Coué foundation

In 1924 Farwerck was involved in yet another activity, a foundation to spread the ideas of Emile Coué (1857-1926). “King of the subconciousness” Coué himself came to Hilversum to speak. Farwerck, chairman of the new foundation, also spoke at that gathering.

I’m not yet 100% sure about the events that led to this foundation. A respondent (see below this text) mentions the name of Josephina Simonis, but I haven’t ran into that name anywhere in the information that I gathered. Then again, looking for her specific name, she does appear to have advertised for having a Coué method practice. In one of them, she names herself a student of Coué.

Josephina (or Phine) is named Josephina Maria Johanna Petronella Simonis in full. She was born in Den Haag (The Hague) on 31 Januari 1885. She passed away in Laren on 6 July 1951.

According to the respondent, Simonis went to Nancy to study under Coué in 1923. I haven’t found anything to corroborate this, but a fact remains that in May of the same year, Coué was in the Netherlands to lecture. Information about the lecture could be obtained from Henri van Ginkel, whom Farwerck joined his Masonic lodge with.

A year later, a “second tour” is announced and there are newspaper reports saying that Farwerck presided the evening and introduced the speaker. In December 1924, the Coué foundation was started. None of the news mention Simonis.

There is something interesting though. Simonis frequently advertised her practice. The oldest advertisement that I found is from May 1924. At the time she lived in Hilversum. Two years later, she lived at another address in Hilversum, the Oude Enghweg where the Farwerck-Eijlardi weaving factory was located. Better even, Simonis lived almost exactly accros the street where Farwercks lodge meets nowadays!

After another moving in Hilversum, Simonis ended up in Laren where the earlier mentioned Van Ginkel lived.

The above makes it likely that Simonis and the group of the foundation knew each other.

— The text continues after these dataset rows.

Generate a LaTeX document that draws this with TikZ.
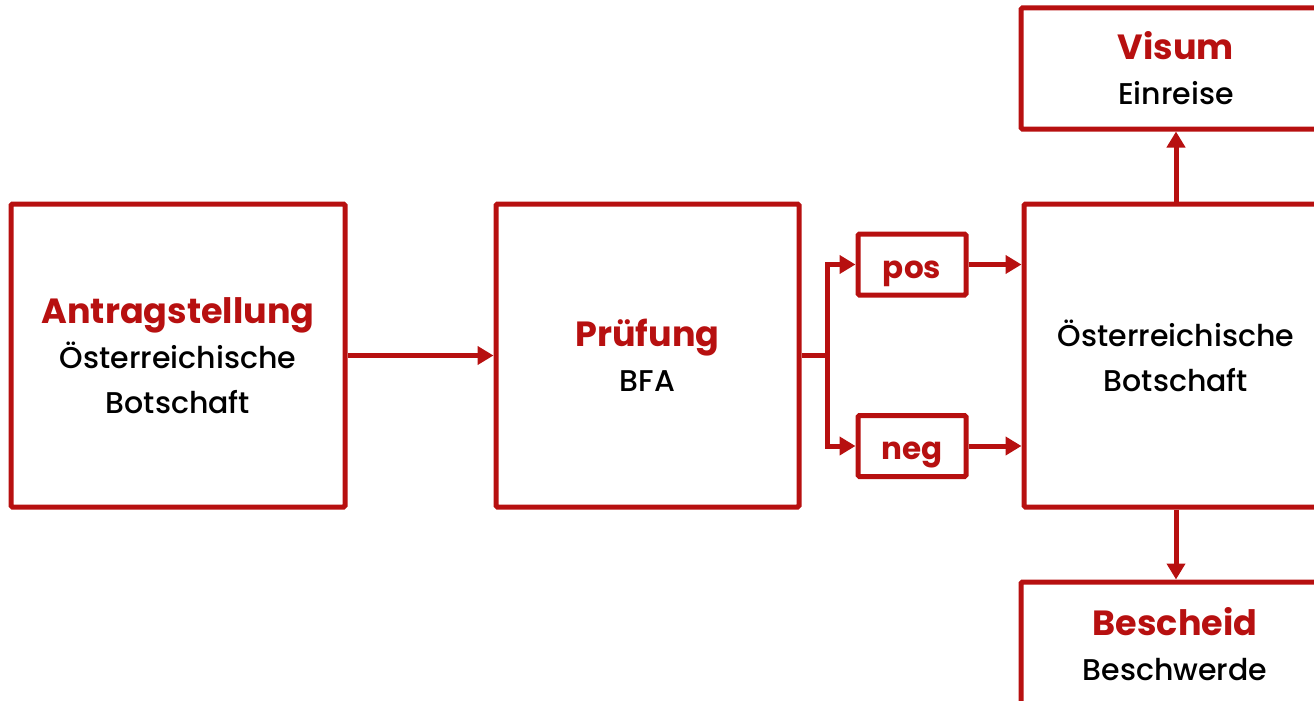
\documentclass[tikz,border=0pt]{standalone}
\usepackage{fontspec}
\setmainfont{Poppins}[UprightFont=* Medium,BoldFont=* Bold]
\usetikzlibrary{arrows.meta,positioning}
\definecolor{rot}{HTML}{B71010}
\newcommand\titel[1]{{\color{rot}\fontsize{35}{45}\selectfont\bfseries #1}}

\begin{document}
\begin{tikzpicture}[x=1pt,y=-1pt,
  rahmen/.style={draw=rot,line width=5pt,rounded corners=1.5pt,inner sep=0pt},
  kasten/.style={rahmen,align=center,font=\fontsize{30}{45}\selectfont},
  klein/.style={rahmen,minimum width=108pt,minimum height=61pt,text height=27pt,text depth=0pt,
    font=\fontsize{31}{31}\selectfont\bfseries,text=rot},
  pfeil/.style={draw=rot,line width=5pt,-{Triangle[length=16pt,width=18pt]}}]
\clip (0,0) rectangle (1314,701);
%Kaesten
\node[kasten,minimum width=334pt,minimum height=303pt] (antrag) at (178,355.5) {\titel{Antragstellung}\\Österreichische\\Botschaft};
\node[kasten,minimum width=303pt,minimum height=303pt] (pruef) at (647.5,355.5) {\titel{Prüfung}\\BFA};
\node[klein] (pos) at (912,264.5) {pos};
\node[klein] (neg) at (912,446) {neg};
\node[kasten,minimum width=304pt,minimum height=303pt] (bot) at (1176,355.5) {Österreichische\\Botschaft};
\node[kasten,minimum width=310pt,minimum height=121pt] (visum) at (1176,68.5) {\titel{Visum}\\Einreise};
\node[kasten,minimum width=308pt,minimum height=124pt] (bescheid) at (1175,644) {\titel{Bescheid}\\Beschwerde};
\coordinate (gabel) at (827,355.5);
%Pfeile
\draw[pfeil] (antrag) -- (pruef);
\draw[rot,line width=5pt] (pruef.east) -- (gabel);
\draw[pfeil] (gabel) |- (pos.west);
\draw[pfeil] (gabel) |- (neg.west);
\draw[pfeil] (pos.east) -- (pos.east -| bot.west);
\draw[pfeil] (neg.east) -- (neg.east -| bot.west);
\draw[pfeil] (bot.north) -- (visum.south);
\draw[pfeil] (bot.south) -- (bot.south |- bescheid.north);
\end{tikzpicture}
\end{document}
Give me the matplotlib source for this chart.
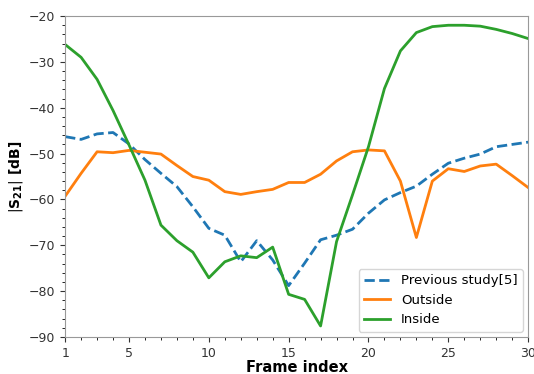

Maybe Simonis wanted to stay on the background or she had some other reason to not be involved. If indeed she went to Nancy in 1923, Simonis may have been the (in)direct reason for Coué to some to Hilversum that May. Either that, or Simonis knew (for example) Van Ginkel who was already in contact with Coué and also inspired Simonis to apprentise him.

Be that as it may, in a shorter newspaper article some names of those involved in the foundation are mentioned. Some will start to sound familiar. Emil Luden (1863-1942) who was another of the founders of the Goois Museum. J.L.C. van Meerwijk (1873-1948) was a familiar of Farwerck on several other occasions, Theosophy Freemasonry, Sufism.

There was another news article about the foundation and this one gives many more names. Most notably C.W. Farwerck. A long, long list follows:

J. Helder (Den Haag), C.W.Th. van den Brandhof (Den Haag), A.J. van den Brandhof-Dekker (Den Haag), D. de Clercq (Noordwijk), A. de Clercq-van Weel (Haarlem), M.L. Diemont-Luden (Ginneken), G.W. Eekhout (Amsterdam). A.G. Eekhout-van Andringa de Kempenaer (A’dam), G. Espeet (Bussum), Grenfell-Besse van Ittersum (Brummen), L.S. van den Heuvel tot Beichlingen gezegd Bartolotti Rijnders-Dijkhoff (Den Haag) Paul Hugenholtz van Heemstra (Den Haag), G. Posthumus Meyes (Ellekom) H.O. Posthumus Meyes-Hovy (Ellekom), J.T.J. Noyon-Neurdenberg (Ellekom), S. van Olden-Westenberg (Den Haag), Besse Schimmelpenninck van der Oije-Huyssen van Kattendijke (Doorn), F. Teding van Berkhout sr (Haarlem), S.W. Teding van Berkhout van Taack.

So how big exactly was this foundation? The newspaper article also mentions the professions of some people. Quite some high-placed people and again also some nobility.

Besides the ones I already mentioned most names are new. Well, not all. Two times “de Clerq” is mentioned. In 1939/40 Farwerck and the oldest daughter of poet René de Clerq started an organisation to safe the poets legacy. This oldest daughter was called Elza and lived in St. Niklaas, Belgium, so perhaps (distant) relatives?

Farwerck must have had quite a network for all his projects with not the least people.



2 comments

  1. Hi,
    You haven’t mentioned Josephine (Phine) Maria Johanna Petronella Simonis (*1885) in your article about Coue. In November 1923 she takes lectures in Nancy at his school. After she returns, Coue is invited to Hilversum (where she lives).